Vamos analisar as atividades do jovem artista desde 2011 até agora e ver juntos, o que é que incomoda tanto essa gente que não está habituada à convivência com o contraditório:
- 13 Abril, encontra-se com Angela Merkel, Chanceller alemã, onde aborda abertamente as mesmas questões que refere insistentemente nos seus discos: justiça social, paz no prato e espancamento à manifestantes no exercício das suas liberdades fundamentais.
- 08 de Setembro 2011, o kapa apresenta-se por iniciativa própria em frente ao Tribunal de Polícia onde um aglomerado de pessoas protestavam contra o julgamento ilegal dos manifestantes de 3 de Março. Torna clara e pública a sua posição em relação ao “assunto quente do momento”, o assunto ao qual a sociedade e os opinion-makers se têm furtado, para não atrair sobre si a ira do camarada “ordens superiores”.
- 18 de Dezembro, lança o seu disco “Proibido Ouvir Isto”, recheado de mensagens alertando para o estado de precariedade social à que estamos votados e denunciando as manobras maquiavélicas de um regime que, apesar de vestir o fato e gravata de diplomata democrata, revela incessantemente a sua verdadeira mentalidade totalitária.
- Entrevistas à órgãos de comunicação social estrangeiros, como a Deutsche Welle, VOA e em Lisboa, ao Jornal Público, à Lusa e ao Semanário Sol (que apesar de ter distribuição pelos PALOP teve a sua entrevista “barrada” na edição angolana, saindo apenas em Moçambique. Mas aqui têm o pdf para vosso deleite.)

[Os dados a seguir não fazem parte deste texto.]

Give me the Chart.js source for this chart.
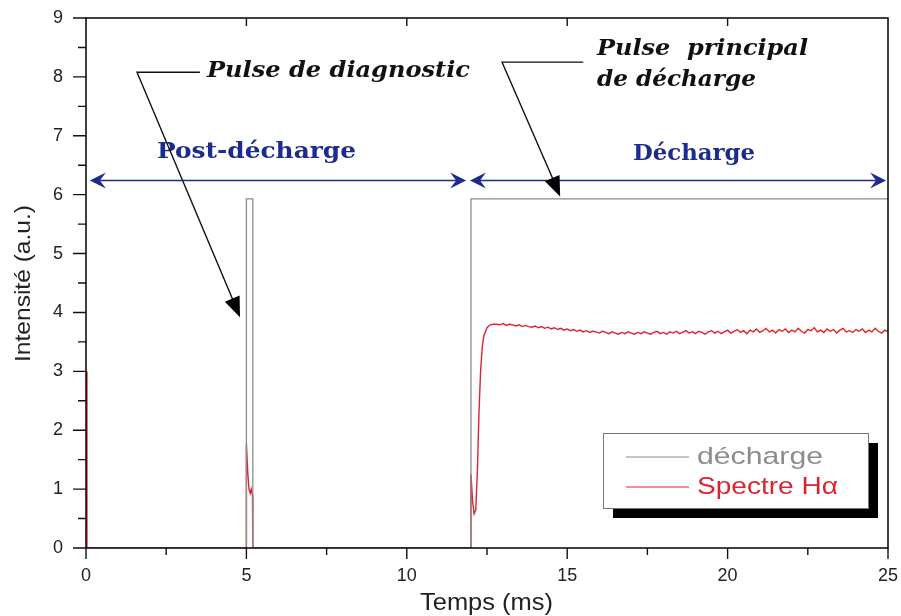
<!DOCTYPE html>
<html>
<head>
<meta charset="utf-8">
<script src="https://cdn.jsdelivr.net/npm/chart.js@4/dist/chart.umd.min.js"></script>
<style>
  body { margin: 0; background: #fff; }
  #wrap { width: 901px; height: 616px; }
</style>
</head>
<body>
<div id="wrap"><canvas id="chart" width="901" height="616"></canvas></div>
<script>
// discharge pulse (gray)
const dechargeTimes = [0, 5.0, 5.0, 5.2, 5.2, 12.0, 12.0, 25];
const dechargeValues = [0, 0, 5.93, 5.93, 0, 0, 5.93, 5.93];

// H-alpha emission (red)
const halphaTimes = [
  0, 0.03, 4.99, 5.0, 5.04, 5.08, 5.12, 5.15, 5.19, 5.2, 11.99,
  12.0, 12.05, 12.1, 12.15, 12.2, 12.25, 12.3, 12.35, 12.4, 12.5, 12.6, 12.7,
  12.8, 12.9, 13.0, 13.1, 13.2, 13.3, 13.4, 13.5, 13.6, 13.7, 13.8, 13.9,
  14.0, 14.1, 14.2, 14.3, 14.4, 14.5, 14.6, 14.7, 14.8, 14.9,
  15.0, 15.1, 15.2, 15.3, 15.4, 15.5, 15.6, 15.7, 15.8, 15.9,
  16.0, 16.1, 16.2, 16.3, 16.4, 16.5, 16.6, 16.7, 16.8, 16.9,
  17.0, 17.1, 17.2, 17.3, 17.4, 17.5, 17.6, 17.7, 17.8, 17.9,
  18.0, 18.1, 18.2, 18.3, 18.4, 18.5, 18.6, 18.7, 18.8, 18.9,
  19.0, 19.1, 19.2, 19.3, 19.4, 19.5, 19.6, 19.7, 19.8, 19.9,
  20.0, 20.1, 20.2, 20.3, 20.4, 20.5, 20.6, 20.7, 20.8, 20.9,
  21.0, 21.1, 21.2, 21.3, 21.4, 21.5, 21.6, 21.7, 21.8, 21.9,
  22.0, 22.1, 22.2, 22.3, 22.4, 22.5, 22.6, 22.7, 22.8, 22.9,
  23.0, 23.1, 23.2, 23.3, 23.4, 23.5, 23.6, 23.7, 23.8, 23.9,
  24.0, 24.1, 24.2, 24.3, 24.4, 24.5, 24.6, 24.7, 24.8, 24.9,
  25.0
];
const halphaValues = [
  3.0, 0, 0, 1.78, 1.3, 1.0, 0.93, 1.0, 0.9, 0, 0,
  1.25, 0.8, 0.58, 0.65, 1.3, 2.3, 3.0, 3.4, 3.6, 3.74, 3.79, 3.80,
  3.80, 3.79, 3.81, 3.78, 3.80, 3.79, 3.77, 3.79, 3.76, 3.78, 3.76, 3.75,
  3.77, 3.74, 3.76, 3.73, 3.75, 3.72, 3.74, 3.71, 3.73, 3.70,
  3.72, 3.69, 3.71, 3.68, 3.70, 3.67, 3.69, 3.66, 3.68, 3.67,
  3.65, 3.68, 3.66, 3.64, 3.67, 3.65, 3.63, 3.66, 3.64, 3.67,
  3.65, 3.63, 3.66, 3.64, 3.67, 3.65, 3.63, 3.66, 3.68, 3.64,
  3.66, 3.63, 3.67, 3.65, 3.68, 3.64, 3.66, 3.69, 3.65, 3.67,
  3.64, 3.68, 3.66, 3.63, 3.67, 3.69, 3.65, 3.68, 3.64, 3.67,
  3.70, 3.65, 3.68, 3.71, 3.66, 3.69, 3.64, 3.70, 3.67, 3.72,
  3.66, 3.69, 3.73, 3.67, 3.70, 3.65, 3.71, 3.68, 3.72, 3.66,
  3.70, 3.67, 3.73, 3.68, 3.65, 3.71, 3.69, 3.74, 3.67, 3.70,
  3.66, 3.72, 3.68, 3.71, 3.65, 3.70, 3.73, 3.67, 3.69, 3.66,
  3.71, 3.68, 3.72, 3.66, 3.70, 3.67, 3.73, 3.68, 3.65, 3.70,
  3.67
];

const xTicks = [0, 5, 10, 15, 20, 25];
const yTicks = [0, 1, 2, 3, 4, 5, 6, 7, 8, 9];
const seriesLabels = ['décharge', 'Spectre Hα'];

const GRAY = '#8c8c8c';
const RED = '#dc2430';
const BLUE = '#1c2c8c';
const SERIF = '"DejaVu Serif", "Liberation Serif", serif';
const SANS = '"Liberation Sans", Arial, sans-serif';

function toPoints(xs, ys) {
  return xs.map((x, i) => ({ x, y: ys[i] }));
}

// draw text stretched to a given width
function fitText(ctx, text, x, y, width) {
  const w = ctx.measureText(text).width;
  ctx.save();
  ctx.translate(x, y);
  ctx.scale(width / w, 1);
  ctx.fillText(text, 0, 0);
  ctx.restore();
}

function filledHead(ctx, fx, fy, tx, ty, len, half, color) {
  const a = Math.atan2(ty - fy, tx - fx);
  ctx.save();
  ctx.translate(tx, ty);
  ctx.rotate(a);
  ctx.fillStyle = color;
  ctx.beginPath();
  ctx.moveTo(0, 0);
  ctx.lineTo(-len, -half);
  ctx.lineTo(-len, half);
  ctx.closePath();
  ctx.fill();
  ctx.restore();
}

function barbHead(ctx, tx, ty, dir, color) {
  ctx.save();
  ctx.translate(tx, ty);
  ctx.scale(dir, 1);
  ctx.fillStyle = color;
  ctx.beginPath();
  ctx.moveTo(0, 0);
  ctx.lineTo(-16, -8);
  ctx.lineTo(-10, 0);
  ctx.lineTo(-16, 8);
  ctx.closePath();
  ctx.fill();
  ctx.restore();
}

const decorPlugin = {
  id: 'decor',
  afterDatasetsDraw(chart) {
    const { ctx, chartArea: a, scales } = chart;
    const sx = scales.x, sy = scales.y;
    const px = (v) => sx.getPixelForValue(v);
    const py = (v) => sy.getPixelForValue(v);

    ctx.save();
    // frame
    ctx.strokeStyle = '#111';
    ctx.lineWidth = 1.6;
    ctx.strokeRect(a.left, a.top, a.right - a.left, a.bottom - a.top);

    // ticks
    ctx.lineWidth = 1.4;
    ctx.beginPath();
    for (let v = 0; v <= 9; v += 0.5) {
      const y = py(v);
      const major = Number.isInteger(v);
      ctx.moveTo(a.left - (major ? 13 : 8), y);
      ctx.lineTo(a.left, y);
    }
    for (let v = 0; v <= 25; v += 2.5) {
      const x = px(v);
      const major = v % 5 === 0;
      ctx.moveTo(x, a.bottom);
      ctx.lineTo(x, a.bottom + (major ? 11 : 7));
      if (major && v > 0 && v < 25) {
        ctx.moveTo(x, a.top);
        ctx.lineTo(x, a.top + 8);
      }
    }
    ctx.stroke();

    // axis titles
    ctx.fillStyle = '#222';
    ctx.textAlign = 'left';
    ctx.textBaseline = 'alphabetic';
    ctx.font = '24px ' + SANS;
    fitText(ctx, 'Temps (ms)', 420, 610, 133);
    ctx.font = '22px ' + SANS;
    ctx.save();
    ctx.translate(30, 362);
    ctx.rotate(-Math.PI / 2);
    fitText(ctx, 'Intensité (a.u.)', 0, 0, 157);
    ctx.restore();

    // region arrows
    ctx.strokeStyle = BLUE;
    ctx.lineWidth = 1.6;
    const ya = py(6.24);
    const l0 = px(0.12), l1 = px(11.85), r0 = px(11.97), r1 = px(24.94);
    ctx.beginPath();
    ctx.moveTo(l0 + 6, ya); ctx.lineTo(l1 - 6, ya);
    ctx.moveTo(r0 + 6, ya); ctx.lineTo(r1 - 6, ya);
    ctx.stroke();
    barbHead(ctx, l0, ya, -1, BLUE);
    barbHead(ctx, l1, ya, 1, BLUE);
    barbHead(ctx, r0, ya, -1, BLUE);
    barbHead(ctx, r1, ya, 1, BLUE);

    ctx.fillStyle = BLUE;
    ctx.font = 'bold 22px ' + SERIF;
    fitText(ctx, 'Post-décharge', 157, 158, 199);
    fitText(ctx, 'Décharge', 633, 160, 122);

    // leader lines
    ctx.strokeStyle = '#111';
    ctx.lineWidth = 1.4;
    const d0x = px(1.59), d0y = py(8.08), d1x = px(3.55), tipDx = px(4.8), tipDy = py(3.92);
    ctx.beginPath();
    ctx.moveTo(d1x, d0y); ctx.lineTo(d0x, d0y); ctx.lineTo(tipDx - 4, tipDy - 10);
    ctx.stroke();
    filledHead(ctx, d0x, d0y, tipDx, tipDy, 20, 8, '#000');

    const p0x = px(12.97), p0y = py(8.25), p1x = px(15.5), tipPx = px(14.78), tipPy = py(5.97);
    ctx.beginPath();
    ctx.moveTo(p1x, p0y); ctx.lineTo(p0x, p0y); ctx.lineTo(tipPx - 4, tipPy - 10);
    ctx.stroke();
    filledHead(ctx, p0x, p0y, tipPx, tipPy, 20, 8, '#000');

    ctx.fillStyle = '#111';
    ctx.font = 'italic bold 22px ' + SERIF;
    fitText(ctx, 'Pulse de diagnostic', 207, 77, 263);
    fitText(ctx, 'Pulse  principal', 597, 55, 211);
    fitText(ctx, 'de décharge', 597, 86, 159);

    // legend box with shadow
    const bx = 603, by = 433, bw = 265, bh = 75;
    ctx.fillStyle = '#000';
    ctx.fillRect(bx + 10, by + 10, bw, bh);
    ctx.fillStyle = '#fff';
    ctx.fillRect(bx, by, bw, bh);
    ctx.strokeStyle = '#777';
    ctx.lineWidth = 1;
    ctx.strokeRect(bx + 0.5, by + 0.5, bw, bh);
    const rows = [[GRAY, 457, 126], [RED, 487, 141]];
    ctx.font = '24px ' + SANS;
    ctx.textBaseline = 'middle';
    rows.forEach(([c, y, w], i) => {
      ctx.strokeStyle = c;
      ctx.lineWidth = 1.2;
      ctx.beginPath();
      ctx.moveTo(626, y); ctx.lineTo(689, y);
      ctx.stroke();
      ctx.fillStyle = c;
      fitText(ctx, seriesLabels[i], 697, y, w);
    });
    ctx.restore();
  }
};

new Chart(document.getElementById('chart'), {
  type: 'line',
  data: {
    datasets: [
      {
        label: seriesLabels[0],
        data: toPoints(dechargeTimes, dechargeValues),
        borderColor: GRAY,
        borderWidth: 1.3,
        pointRadius: 0,
        tension: 0,
      },
      {
        label: seriesLabels[1],
        data: toPoints(halphaTimes, halphaValues),
        borderColor: RED,
        borderWidth: 1.4,
        pointRadius: 0,
        tension: 0,
      },
    ],
  },
  options: {
    responsive: false,
    animation: false,
    layout: { padding: { top: 18, right: 13, left: 0, bottom: 0 } },
    plugins: { legend: { display: false }, tooltip: { enabled: false } },
    scales: {
      x: {
        type: 'linear',
        min: 0,
        max: 25,
        afterBuildTicks: (s) => { s.ticks = xTicks.map((v) => ({ value: v })); },
        afterFit: (s) => { s.height = 68; s.paddingLeft = 0; s.paddingRight = 0; },
        grid: { display: false, drawTicks: false },
        border: { display: false },
        ticks: { color: '#222', font: { family: SANS, size: 18 }, padding: 17, maxRotation: 0 },
      },
      y: {
        min: 0,
        max: 9,
        afterBuildTicks: (s) => { s.ticks = yTicks.map((v) => ({ value: v })); },
        afterFit: (s) => { s.width = 86; s.paddingTop = 0; s.paddingBottom = 0; },
        grid: { display: false, drawTicks: false },
        border: { display: false },
        ticks: { color: '#222', font: { family: SANS, size: 18 }, padding: 23 },
      },
    },
  },
  plugins: [decorPlugin],
});
</script>
</body>
</html>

- 24 Abril, encontra-se com Durão Barroso, na mesma linhagem do que fez com Angela Merkel, entregando desta vez um DVD com um documentário que resume o ano de 2011 em manifestações (brevemente online). Esse encontro deu origem a uma nova matéria no Semanário Sol, desta vez a local.
- Entrevista à manifestantes (ver vídeo abaixo)
- Apoio à campanha: Por Uma Angola Livre, promovida pela Omunga.
No seguimento dessa demonstração de opulência, outro pneu aparece sabotado e, apesar da insistência em incluir na lista de probabilidades um lancil inconveniente,eu continuarei a descartar o posicionamento da relativização pois, ia ser muita coincidência acumulada: uma calamitosa falta de destreza ao volante e um lancil bem pontiagudo, sobretudo tendo em conta as ocorrências registadas anteriormente.
Katró meu dreda, sabes que gostaria muito de te ter connosco a levar puretes que “doem na carne mas não desfazem ideias”, mas na falta disso, agradeço-te e estimo-te bwé por manteres a tua coerência, por não te sentir hesitar um segundo na hora de responder perguntas acerca deste tema, por, de certa forma, seres um porta-voz das nossas aflições que também são tuas e por não te deixares vergar à pressão, preferindo denunciar do que omitir. Tamos juntos meu irmão!